Direct assessments, adult reports, and observational approaches each demonstrate a unique set of trade-offs with regard to their empirical properties, conceptual breadth and depth, and practical constraints. Researchers interested in measuring young children’s EF and SR skills in real-world environments (e.g., classrooms) must grapple with these tradeoffs, making informed decisions to minimize bias while maximizing the likelihood of achieving their particular goals. Overall, the evidence reviewed in this manuscript suggests that one-on-one direct assessments, although relatively conceptually precise and free of bias, may be limited in their ability to provide interpretable scores, as well as their capacity to capture the complex confluence of “hot” and “cool” skills that children need to succeed in the real world. Adult reports and observational tools, on the other hand, hold promise in terms of their ecological validity and their ability to directly translate into meaningful, interpretable metrics, yet are limited in a number of other ways. In particular, observational tools are resource intensive to implement, therefore limiting their scalability.

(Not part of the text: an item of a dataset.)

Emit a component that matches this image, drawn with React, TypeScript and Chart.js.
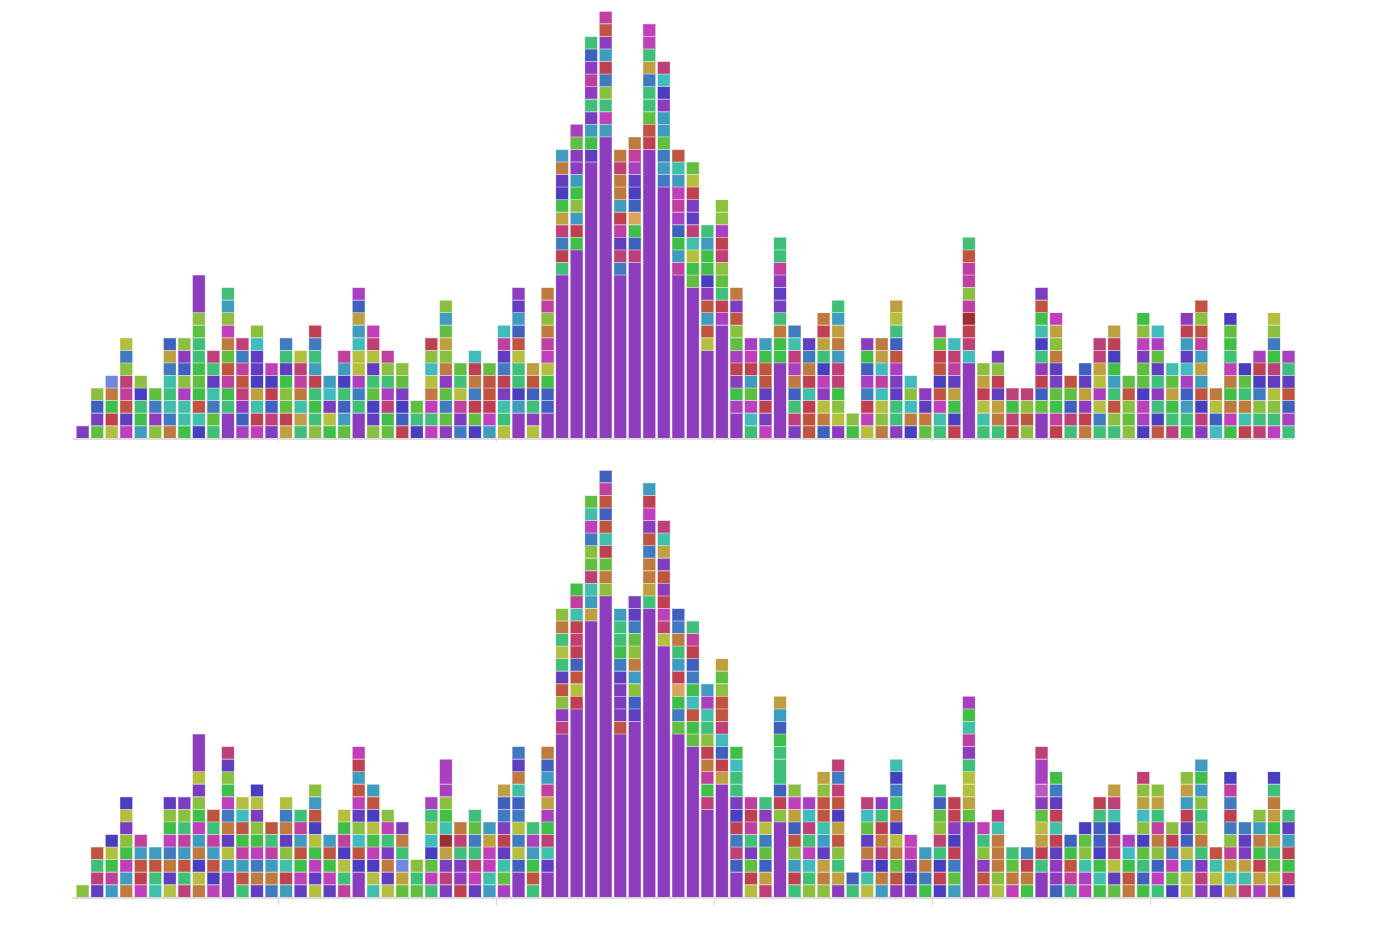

As the demand for applied measures of EF and SR continues to grow, future research is needed to better understand the advantages and disadvantages of assessing these constructs in real-world environments. Research is particularly needed to support the development and adaptation of EF and SR measures that are interpretable, actionable, and scalable for diverse populations. Such work will not only facilitate more in-depth, ecologically informed research on basic EF and SR processes, but will also lay the foundation for more effective intervention, practice, and policy in the early childhood period.